More than 40,000 laid-off workers have applied for 7,900 jobs, Shanghai officials said. They crowded into employment offices in all of the city’s 16 districts on Saturday.

The job offerings are part of the city’s “40-50 program” that seeks to provide jobs and job training for women in their 40s and men in their 50s.

“This is just a start,” said Zhu Junyi, director of the city Labor and Social Security Bureau. “In addition to the 97 projects that offered jobs, we have another 153 projects that will start recruiting laid-off workers before June.”

Officials said they were optimistic that 25,000 laid-off workers will be able to find jobs in the next two months and another 25,000 will be working in the year’s second half.

City officials announced in February that this year they will create 100,000 jobs, many of which will go to women in their 40s and men in their 50s who no longer have market-able skills.

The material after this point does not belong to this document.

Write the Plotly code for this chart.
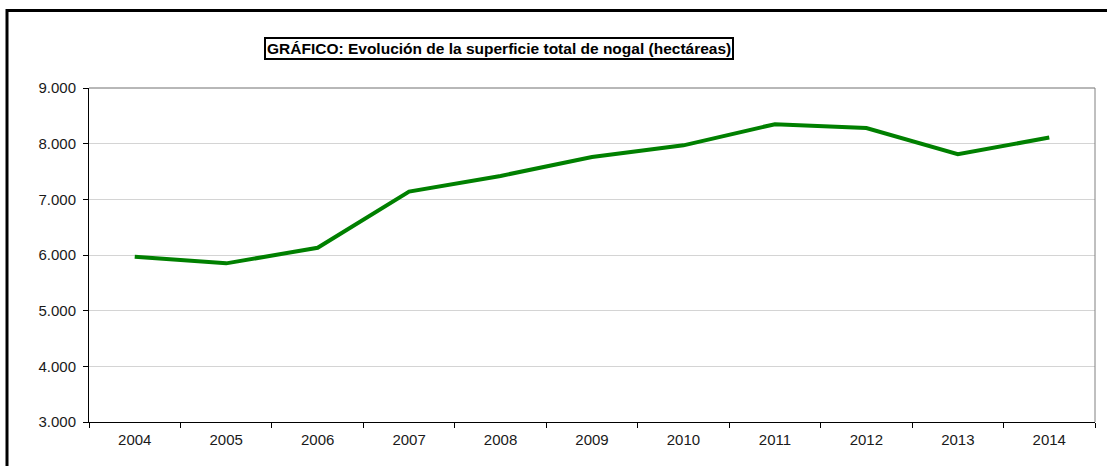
import plotly.graph_objects as go

years = ["2004", "2005", "2006", "2007", "2008", "2009", "2010", "2011", "2012", "2013", "2014"]
hectares = [5970, 5850, 6130, 7140, 7420, 7760, 7970, 8350, 8280, 7810, 8110]
y_ticks = [3000, 4000, 5000, 6000, 7000, 8000, 9000]
title_text = "GRÁFICO: Evolución de la superficie total de nogal (hectáreas)"

W, H = 1107, 466
L, R, T, B = 89, 12, 88, 44
pw = W - L - R
ph = H - T - B

def px(x):
    return (x - L) / pw

def py(y):
    return (H - B - y) / ph

fig = go.Figure()
fig.add_trace(go.Scatter(
    x=years, y=hectares, mode="lines",
    line=dict(color="#008000", width=4),
    showlegend=False, hoverinfo="x+y",
))

font = "Liberation Sans, Arial, sans-serif"

fig.update_layout(
    width=W, height=H,
    margin=dict(l=L, r=R, t=T, b=B),
    paper_bgcolor="white", plot_bgcolor="white",
    separators=",.",
    font=dict(family=font, size=15, color="#1a1a1a"),
    xaxis=dict(
        type="category", tickson="boundaries", ticks="outside", ticklen=5,
        tickcolor="black", showline=True, linecolor="black", linewidth=1,
        showgrid=False, range=[-0.5, 10.5], zeroline=False,
        ticklabelstandoff=4,
        tickfont=dict(family=font, size=15, color="#1a1a1a"),
    ),
    yaxis=dict(
        range=[3000, 9000], tickvals=y_ticks, tickformat=",d",
        ticks="outside", ticklen=5, tickcolor="black",
        showline=True, linecolor="black", linewidth=1,
        showgrid=True, gridcolor="#d4d4d4", gridwidth=1, zeroline=False,
        ticklabelstandoff=4,
        tickfont=dict(family=font, size=15, color="#1a1a1a"),
    ),
    shapes=[
        # plot area top/right border
        dict(type="line", xref="paper", yref="paper", x0=0, x1=1, y0=1, y1=1,
             line=dict(color="#707070", width=1)),
        dict(type="line", xref="paper", yref="paper", x0=1, x1=1, y0=0, y1=1,
             line=dict(color="#808080", width=1)),
        # outer frame (top and left)
        dict(type="line", xref="paper", yref="paper", x0=px(7), x1=px(W + 5),
             y0=py(10.5), y1=py(10.5), line=dict(color="black", width=3)),
        dict(type="line", xref="paper", yref="paper", x0=px(7), x1=px(7),
             y0=py(9), y1=py(H + 5), line=dict(color="black", width=3)),
    ],
    annotations=[
        dict(text="<b>" + title_text + "</b>", xref="paper", yref="paper",
             x=px(499), y=py(48.5), xanchor="center", yanchor="middle",
             showarrow=False, font=dict(family=font, size=15.5, color="black"),
             bordercolor="black", borderwidth=2, borderpad=1, bgcolor="white"),
    ],
)

fig.write_html("out.html", config={"displayModeBar": False},
               post_script="document.body.style.margin='0';")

The bureau has selected 250 ideas from 1,200 submitted by the public on the sort of jobs that should be available for older laid-off workers. The ideas include knitting sweaters and raising a type of worm that is used for medicinal purposes, officials said.

To entice firms to bid for establishing job-creating projects, low- or no-interest loans were offered.

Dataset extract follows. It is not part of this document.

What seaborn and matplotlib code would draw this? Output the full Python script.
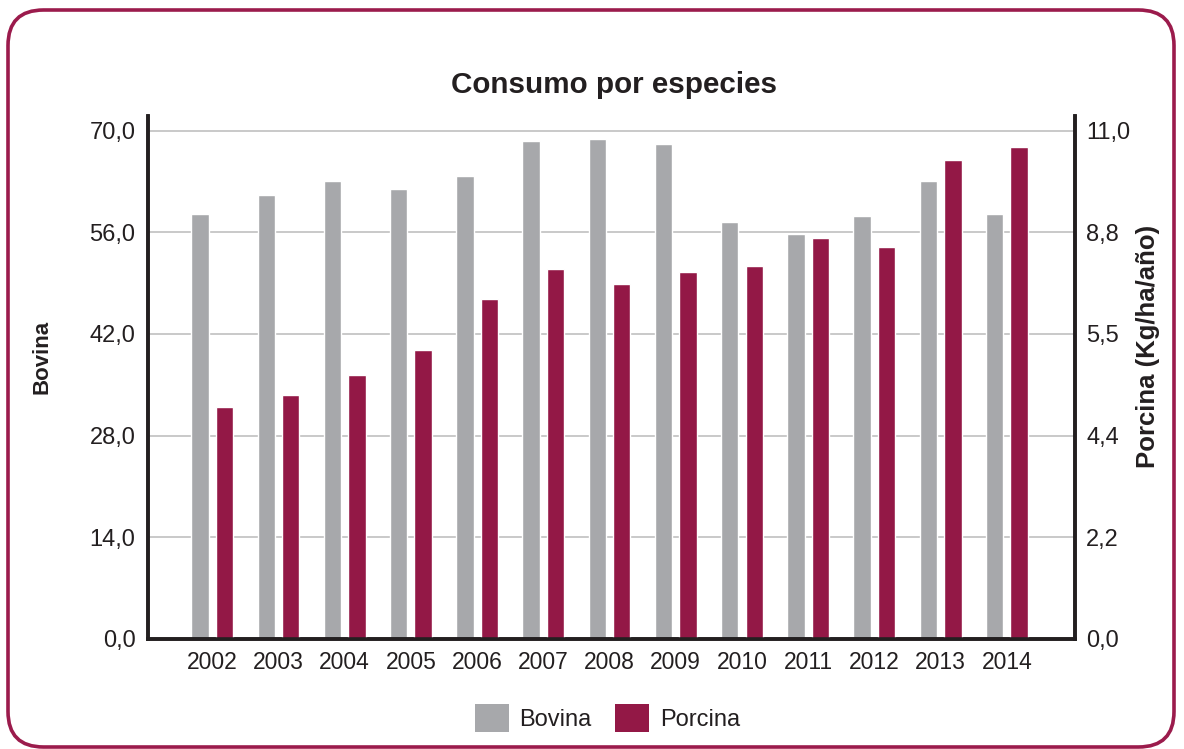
import matplotlib
matplotlib.use("Agg")
import matplotlib.pyplot as plt
from matplotlib.patches import FancyBboxPatch, Patch
import seaborn as sns
import pandas as pd

years = ["2002", "2003", "2004", "2005", "2006", "2007", "2008",
         "2009", "2010", "2011", "2012", "2013", "2014"]
bovina = [58.5, 61.1, 63.1, 62.0, 63.7, 68.5, 68.9, 68.1, 57.4, 55.7, 58.2, 63.0, 58.5]
porcina = [5.01, 5.27, 5.71, 6.25, 7.35, 8.00, 7.67, 7.95, 8.06, 8.67, 8.47, 10.37, 10.65]

left_ticks = [0, 14, 28, 42, 56, 70]
left_labels = ["0,0", "14,0", "28,0", "42,0", "56,0", "70,0"]
right_ticks = [0, 2.2, 4.4, 6.6, 8.8, 11.0]
right_labels = ["0,0", "2,2", "4,4", "5,5", "8,8", "11,0"]

GRAY = "#A7A8AB"
CRIMSON = "#931846"
TEXT = "#231F20"
species_order = ["Bovina", "Porcina"]
palette = {"Bovina": GRAY, "Porcina": CRIMSON}

df_b = pd.DataFrame({"year": years, "value": bovina, "species": "Bovina"})
df_p = pd.DataFrame({"year": years, "value": porcina, "species": "Porcina"})

sns.set_style("white")
plt.rcParams["font.family"] = ["Liberation Sans", "DejaVu Sans"]

fig = plt.figure(figsize=(11.84, 7.49), dpi=100)
ax = fig.add_axes([0.125, 0.1469, 0.783, 0.6982])
ax2 = ax.twinx()

sns.barplot(data=df_b, x="year", y="value", hue="species", hue_order=species_order,
            palette=palette, dodge=True, width=0.74, gap=0.29, ax=ax,
            legend=False, saturation=1)
sns.barplot(data=df_p, x="year", y="value", hue="species", hue_order=species_order,
            palette=palette, dodge=True, width=0.74, gap=0.29, ax=ax2,
            legend=False, saturation=1)

ymax = 72
ax.set_ylim(0, ymax)
ax2.set_ylim(0, ymax * 11.0 / 70.0)
ax.set_xlim(-0.97, 13.03)

ax.set_yticks(left_ticks)
ax.set_yticklabels(left_labels)
ax2.set_yticks(right_ticks)
ax2.set_yticklabels(right_labels)

ax.set_axisbelow(True)
ax.yaxis.grid(True, color="#C9C9C9", linewidth=1.4)
ax.xaxis.grid(False)
ax2.grid(False)

for a in (ax, ax2):
    a.set_xlabel("")
    a.set_ylabel("")
    a.spines["top"].set_visible(False)
    for s in ("left", "right", "bottom"):
        a.spines[s].set_color(TEXT)
        a.spines[s].set_linewidth(2.6)
    a.tick_params(axis="both", length=0, colors=TEXT)

ax.tick_params(axis="y", labelsize=17, pad=9)
ax2.tick_params(axis="y", labelsize=17, pad=8)
ax.tick_params(axis="x", labelsize=16.5, pad=9)
ax2.tick_params(axis="x", labelbottom=False)
ax.patch.set_alpha(0)
ax2.patch.set_alpha(0)

fig.text(0.519, 0.887, "Consumo por especies", ha="center", va="center",
         fontsize=21.3, fontweight="bold", color=TEXT)
fig.text(0.0355, 0.523, "Bovina", rotation=90, ha="center", va="center",
         fontsize=16, fontweight="bold", color=TEXT)
fig.text(0.9696, 0.538, "Porcina (Kg/ha/año)", rotation=90, ha="center", va="center",
         fontsize=18.5, fontweight="bold", color=TEXT)

handles = [Patch(facecolor=GRAY, edgecolor="none", label="Bovina"),
           Patch(facecolor=CRIMSON, edgecolor="none", label="Porcina")]
fig.legend(handles=handles, loc="center", bbox_to_anchor=(0.513, 0.041), ncol=2,
           frameon=False, fontsize=17, handlelength=1.45, handleheight=1.45,
           handletextpad=0.45, columnspacing=1.0, labelcolor=TEXT)

frame = FancyBboxPatch((8 / 1184, 2 / 749), 1166 / 1184, 737 / 749,
                       boxstyle="round,pad=0,rounding_size=0.03",
                       transform=fig.transFigure, facecolor="none",
                       edgecolor="#9B1B4C", linewidth=2.6, mutation_aspect=1184 / 749)
fig.patches.append(frame)

fig.savefig("out.png", dpi=100)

On Saturday, 97 of the first projects began looking for workers. The work includes delivering milk to schools and working in tea houses.

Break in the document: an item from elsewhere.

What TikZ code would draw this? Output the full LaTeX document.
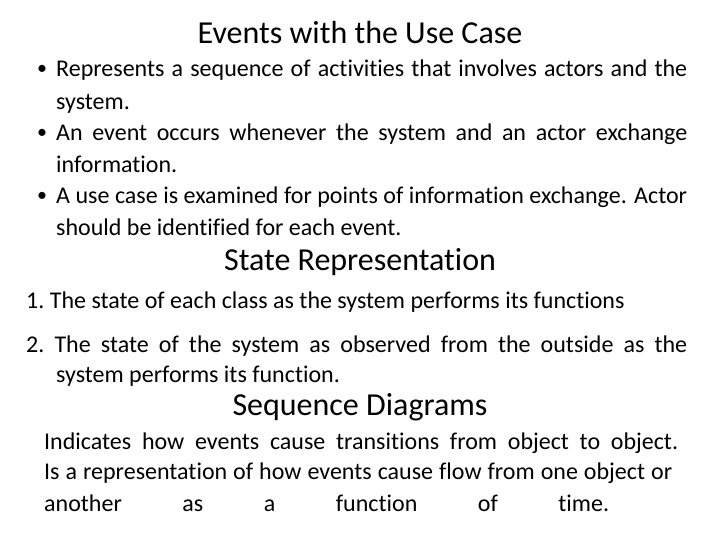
\documentclass[tikz,border=0pt]{standalone}
\usepackage{fontspec}
\setmainfont[Ligatures={NoCommon}]{Carlito}
\begin{document}
\begin{tikzpicture}[x=1pt,y=1pt,
  body/.style={anchor=west,inner sep=0pt,font=\fontsize{24}{28}\selectfont},
  head/.style={inner sep=0pt,font=\fontsize{32}{36}\selectfont},
  bul/.style={inner sep=0pt,font=\fontsize{20}{24}\selectfont}]
\useasboundingbox (0,0) rectangle (720,-540);
\node[head] (t1) at (360,-33) {Events with the Use Case};
\node[bul] (b1) at (42,-70) {•};
\node[body] (l1) at (56,-70) {\makebox[631pt][s]{Represents a sequence of activities that involves actors and the}};
\node[body] (l2) at (56,-104) {system.};
\node[bul] (b2) at (42,-134) {•};
\node[body] (l3) at (56,-134) {\makebox[631pt][s]{An event occurs whenever the system and an actor exchange}};
\node[body] (l4) at (56,-164) {information.};
\node[bul] (b3) at (42,-197) {•};
\node[body] (l5) at (56,-197) {\makebox[631pt][s]{A use case is examined for points of information exchange. Actor}};
\node[body] (l6) at (56,-227) {should be identified for each event.};
\node[head] (t2) at (360,-262) {State Representation};
\node[body] (n1) at (26,-302) {1.\ The state of each class as the system performs its functions};
\node[body] (n2) at (26,-346) {\makebox[661pt][s]{2.\ The state of the system as observed from the outside as the}};
\node[body] (n3) at (56,-376) {system performs its function.};
\node[head] (t3) at (360,-407) {Sequence Diagrams};
\node[body] (s1) at (44,-443) {\makebox[634pt][s]{Indicates how events cause transitions from object to object.}};
\node[body] (s2) at (44,-473) {\makebox[628pt][s]{Is a representation of how events cause flow from one object or}};
\node[body] (s3) at (44,-503) {\makebox[565pt][s]{another as a function of time.}};
\end{tikzpicture}
\end{document}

Xuan Huaniu, an official with Baibang Recycling Co, said his firm wants to hire 180 people.

Xuan said employees would collect and repair old items, such as household appliances, and then sell at a relatively low price.

“The work is not very difficult. I think it is suitable for older laid-off workers,” Xuan said.

Wu Junyan, who represented a public utility company, only wanted to hire 20 people to be water-meter readers. But he was flooded with 700 applicants.

Shanghai’s jobless rate climbed slightly to 3.5 percent at the end of last year, an increase of 0.4 of a percentage point over the previous year.

City officials said they do not want unemployment to rise above 4.5 percent this year.